SCRIPTURE: Psalm 80:3 (CEB)
Restore us, God! Make your face shine so that we can be saved!
Chuck Swindoll includes the following in one of his books: A few years ago, an angry man rushed through the Rijks Museum in Amsterdam until he reached Rembrandt's famous painting "Nightwatch." Then he took out a knife and slashed it repeatedly before he could be stopped. A short time later, a distraught, hostile man slipped into St. Peter's Cathedral in Rome with a hammer and began to smash Michelangelo's beautiful sculpture The Pieta. Two cherished works of art were severely damaged. But what did officials do? Throw them out and forget about them? Absolutely not! Using the best experts, who worked with the utmost care and precision, they made every effort to restore the treasures.
By His sovereign grace, God can bring good out of our failures, and even out of our sins. J. Stuart Holden tells of an old Scottish mansion close to where he had his little summer home. The walls of one room were filled with sketches made by distinguished artists. The practice began after a pitcher of soda water was accidentally spilled on a freshly decorated wall and left an unsightly stain. At the time, a noted artist, Lord Landseer, was a guest in the house. One day when the family went out to the moors, he stayed behind. With a few masterful strokes of a piece of charcoal, that ugly spot became the outline of a beautiful waterfall, bordered by trees and wildlife. He turned that disfigured wall into one of his most successful depictions of Highland life.
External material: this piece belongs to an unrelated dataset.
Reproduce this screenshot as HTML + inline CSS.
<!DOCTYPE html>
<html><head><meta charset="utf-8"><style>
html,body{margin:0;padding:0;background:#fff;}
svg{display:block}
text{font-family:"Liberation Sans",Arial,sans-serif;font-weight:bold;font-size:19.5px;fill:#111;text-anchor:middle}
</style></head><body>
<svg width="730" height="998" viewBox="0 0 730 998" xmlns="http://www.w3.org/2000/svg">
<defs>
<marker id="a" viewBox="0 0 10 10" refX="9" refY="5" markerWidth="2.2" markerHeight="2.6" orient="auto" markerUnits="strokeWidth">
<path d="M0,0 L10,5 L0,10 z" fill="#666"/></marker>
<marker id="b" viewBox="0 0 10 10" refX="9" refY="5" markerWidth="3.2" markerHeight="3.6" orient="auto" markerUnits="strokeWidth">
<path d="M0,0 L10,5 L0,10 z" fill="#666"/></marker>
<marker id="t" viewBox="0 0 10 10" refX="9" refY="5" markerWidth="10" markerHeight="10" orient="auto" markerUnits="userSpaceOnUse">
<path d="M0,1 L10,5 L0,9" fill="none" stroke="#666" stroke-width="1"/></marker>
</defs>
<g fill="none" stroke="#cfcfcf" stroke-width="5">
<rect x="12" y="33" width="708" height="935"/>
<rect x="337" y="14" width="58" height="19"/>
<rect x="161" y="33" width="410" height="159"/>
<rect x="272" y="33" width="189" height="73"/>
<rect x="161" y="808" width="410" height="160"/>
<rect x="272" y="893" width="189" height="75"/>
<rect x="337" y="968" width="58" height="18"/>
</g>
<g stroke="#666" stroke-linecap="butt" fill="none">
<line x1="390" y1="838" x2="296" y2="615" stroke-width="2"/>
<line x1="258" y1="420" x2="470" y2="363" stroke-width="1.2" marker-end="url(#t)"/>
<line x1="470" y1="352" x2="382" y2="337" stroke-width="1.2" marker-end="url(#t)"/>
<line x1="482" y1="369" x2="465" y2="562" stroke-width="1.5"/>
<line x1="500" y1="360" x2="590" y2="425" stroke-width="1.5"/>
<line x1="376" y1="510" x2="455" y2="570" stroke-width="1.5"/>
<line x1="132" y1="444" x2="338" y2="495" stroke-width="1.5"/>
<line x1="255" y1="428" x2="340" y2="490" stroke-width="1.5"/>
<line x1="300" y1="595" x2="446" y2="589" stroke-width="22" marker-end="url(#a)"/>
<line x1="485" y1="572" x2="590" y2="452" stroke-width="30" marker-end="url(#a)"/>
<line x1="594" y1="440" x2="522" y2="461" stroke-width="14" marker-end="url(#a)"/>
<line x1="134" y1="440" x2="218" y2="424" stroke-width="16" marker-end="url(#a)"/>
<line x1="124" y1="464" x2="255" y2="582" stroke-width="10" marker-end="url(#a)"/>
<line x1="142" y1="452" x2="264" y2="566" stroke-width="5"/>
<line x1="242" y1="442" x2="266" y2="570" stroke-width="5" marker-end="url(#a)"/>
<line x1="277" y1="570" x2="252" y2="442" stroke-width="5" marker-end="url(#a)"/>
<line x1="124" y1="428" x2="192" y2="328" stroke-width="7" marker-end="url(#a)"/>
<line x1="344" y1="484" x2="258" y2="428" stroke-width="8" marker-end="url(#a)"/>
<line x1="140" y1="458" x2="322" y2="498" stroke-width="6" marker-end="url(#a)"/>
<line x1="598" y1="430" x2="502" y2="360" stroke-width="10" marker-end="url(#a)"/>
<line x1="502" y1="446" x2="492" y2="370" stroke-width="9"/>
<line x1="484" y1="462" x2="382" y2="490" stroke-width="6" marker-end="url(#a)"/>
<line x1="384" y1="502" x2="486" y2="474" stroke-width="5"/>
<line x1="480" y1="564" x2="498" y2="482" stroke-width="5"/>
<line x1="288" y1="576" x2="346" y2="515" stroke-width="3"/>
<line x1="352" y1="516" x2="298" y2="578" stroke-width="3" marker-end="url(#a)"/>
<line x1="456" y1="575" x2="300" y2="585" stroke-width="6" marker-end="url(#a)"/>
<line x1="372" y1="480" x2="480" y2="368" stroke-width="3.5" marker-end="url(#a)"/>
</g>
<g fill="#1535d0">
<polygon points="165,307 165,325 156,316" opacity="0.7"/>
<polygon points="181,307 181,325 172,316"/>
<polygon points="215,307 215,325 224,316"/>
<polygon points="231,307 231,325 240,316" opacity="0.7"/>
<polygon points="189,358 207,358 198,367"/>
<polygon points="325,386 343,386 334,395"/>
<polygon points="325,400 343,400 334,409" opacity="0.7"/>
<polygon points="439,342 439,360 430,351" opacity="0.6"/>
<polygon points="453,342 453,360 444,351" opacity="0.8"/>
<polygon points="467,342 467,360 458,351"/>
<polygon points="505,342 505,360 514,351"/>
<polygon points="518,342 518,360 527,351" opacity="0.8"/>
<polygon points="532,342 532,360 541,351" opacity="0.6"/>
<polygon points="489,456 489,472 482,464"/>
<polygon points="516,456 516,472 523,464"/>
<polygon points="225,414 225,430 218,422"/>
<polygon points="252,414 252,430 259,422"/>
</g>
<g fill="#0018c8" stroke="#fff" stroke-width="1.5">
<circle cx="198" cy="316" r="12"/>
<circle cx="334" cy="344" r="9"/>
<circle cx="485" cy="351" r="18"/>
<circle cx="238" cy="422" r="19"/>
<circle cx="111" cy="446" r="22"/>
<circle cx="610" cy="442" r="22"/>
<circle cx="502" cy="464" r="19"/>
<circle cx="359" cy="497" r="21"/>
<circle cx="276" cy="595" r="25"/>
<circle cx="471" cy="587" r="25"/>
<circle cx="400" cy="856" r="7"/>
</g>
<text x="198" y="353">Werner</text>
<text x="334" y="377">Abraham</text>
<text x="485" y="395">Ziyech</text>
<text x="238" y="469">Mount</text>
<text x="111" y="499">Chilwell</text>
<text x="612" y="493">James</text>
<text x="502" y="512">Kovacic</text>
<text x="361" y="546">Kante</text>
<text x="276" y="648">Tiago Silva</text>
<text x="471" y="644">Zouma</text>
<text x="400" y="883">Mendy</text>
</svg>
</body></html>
I greatly admire those men and women who can take a mere shell of an old car, nothing more than a rusty remains of a vehicle that ran on four tires and graced the streets of our towns … and return it to its grandeur. Or, the guys on “American Pickers” who unearth treasurers that normal people would consider junk and they sell them for a large profit.
Restoration takes time and the hands of someone who knows what they are doing. Finding treasurers in the middle of a heap of dusty, decaying junk takes more patience than the average person has. And so it is with us and our lives.
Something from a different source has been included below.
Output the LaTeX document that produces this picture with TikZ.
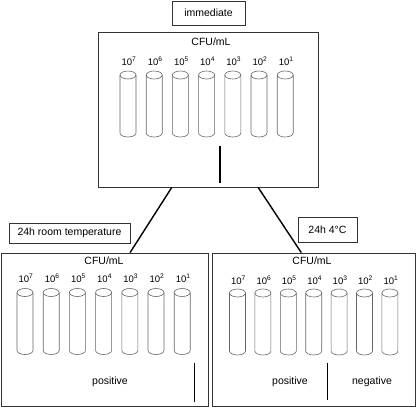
\documentclass[tikz,border=0pt]{standalone}
\usepackage{fontspec}
\setmainfont{Liberation Sans}
\usetikzlibrary{calc}
\begin{document}
\begin{tikzpicture}[x=1pt,y=-1pt,
  frame/.style={draw=black!80,line width=0.8pt,rectangle,inner sep=0pt},
  titlebox/.style={draw=black!80,line width=0.8pt,rectangle,inner sep=0pt,font=\fontsize{10.5}{12}\selectfont},
  link/.style={draw=black,line width=1.4pt},
  bar/.style={draw=black,line width=1.4pt},
  tube/.style={draw=black!60,line width=0.6pt},
  lbl/.style={font=\fontsize{9.5}{11}\selectfont,inner sep=0pt},
  txt/.style={font=\fontsize{10.5}{12}\selectfont,inner sep=0pt}]
\useasboundingbox (0,0) rectangle (416,407);
% boxes
\node[frame,minimum width=220pt,minimum height=155pt] (top) at (208,109.5) {};
\node[frame,minimum width=207pt,minimum height=153pt] (left) at (104.5,329.5) {};
\node[frame,minimum width=203pt,minimum height=153pt] (right) at (313.5,329.5) {};
% titles
\node[titlebox,minimum width=73pt,minimum height=24pt] (ttop) at (208.5,13) {immediate};
\node[titlebox,minimum width=121pt,minimum height=20pt] (tleft) at (69.5,233) {24h room temperature};
\node[titlebox,minimum width=59pt,minimum height=25pt] (tright) at (327.5,229.5) {24h 4°C};
% connectors
\draw[link] ($(top.south west)!0.336!(top.south east)$) -- ($(left.north west)!0.623!(left.north east)$);
\draw[link] ($(top.south west)!0.727!(top.south east)$) -- ($(right.north west)!0.44!(right.north east)$);
% CFU labels
\node[txt] (cfutop) at (211,42) {CFU/mL};
\node[txt] (cfuleft) at (104,261) {CFU/mL};
\node[txt] (cfuright) at (312,261) {CFU/mL};
% tubes
\foreach \xs/\st/\yt/\yl/\nm in {128/26.2/75/61/a, 25/26.2/292.5/278/b, 237.5/25.4/293/280.5/c}{
  \foreach \i/\e in {0/7,1/6,2/5,3/4,4/3,5/2,6/1}{
    \pgfmathsetmacro{\xx}{\xs+\st*\i}
    \pgfmathsetmacro{\yb}{\yt+58}
    \draw[tube] (\xx-8,\yt) -- (\xx-8,\yb) arc[start angle=180,end angle=360,x radius=8pt,y radius=4pt] -- (\xx+8,\yt);
    \draw[tube] (\xx,\yt) ellipse[x radius=8pt,y radius=4pt];
    \node[lbl] (l\nm\i) at (\xx+1,\yl) {10\textsuperscript{\e}};
  }
}
% bars
\coordinate (b1a) at (220,146); \coordinate (b1b) at (220,183);
\draw[bar] (b1a) -- (b1b);
\coordinate (b2a) at (194.5,363); \coordinate (b2b) at (194.5,402);
\draw[bar] (b2a) -- (b2b);
\coordinate (b3a) at (327.5,363); \coordinate (b3b) at (327.5,399.5);
\draw[bar] (b3a) -- (b3b);
% result labels
\node[txt] (pl) at (110,382) {positive};
\node[txt] (pr) at (290,382) {positive};
\node[txt] (nr) at (372,382) {negative};
\end{tikzpicture}
\end{document}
God sees us not for what we are nor what we have done, but what he can do with us if we but give him a chance. It does mean we have to surrender to his Spirit. It does mean we have to be willing to undergo the transformational process – removing more than just a layer of dust and dirt. But what we can be has yet to be revealed until the restoration takes place. This is just some of the work of the Holy Spirit.
Begin a work in us that will result in what you see in us O God.